Effect of intercritical annealing temperature on microstructure and mechanical properties of V-Ti-Mo microalloyed medium Mn steel

Abstract

The effect of intercritical annealing temperature on the microstructure and mechanical properties of V-Ti-Mo microalloyed medium Mn steel were investigated using a scanning electron microscope, electron backscatter diffraction, X-ray diffraction and transmission electron microscope. The results showed that the microstructure of the experimental steel in the hot rolled state and after annealing at different temperatures consisted of martensite and reverted austenite.
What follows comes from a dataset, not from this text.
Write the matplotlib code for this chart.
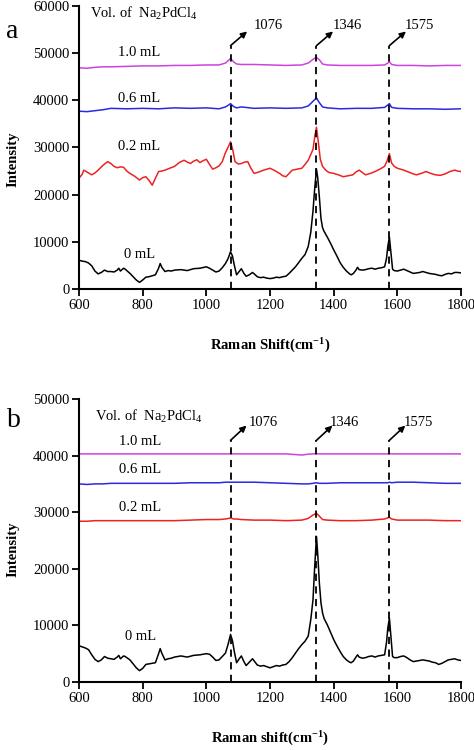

As the annealing temperature increased, the content of reverted austenite increased linearly and reached a maximum value of 29.08 % after annealing at 650 °C. It was difficult to occur austenitic reverted transformation at an annealing temperature of 580 °C. In addition, block-like reverted austenite appeared after annealing at 600 °C, and the austenite size had the largest after annealing at 650 °C. With the increase of annealing temperature, the mass fraction of M3C particles decreased gradually, while that of MC particles increased progressively. Specifically, the mass fraction of 1–5 nm sized MC particles increased first and then decreased, indicating the precipitation strengthening effect was enhanced initially and then weakened. As the annealing temperature rose, the yield strength and tensile strength of the steels decreased gradually, whereas the elongation and impact energy gradually increased. The steel annealed at 650 °C exhibited optimal comprehensive mechanical properties, with a strength-ductility product reaching 26.8 GPa· %.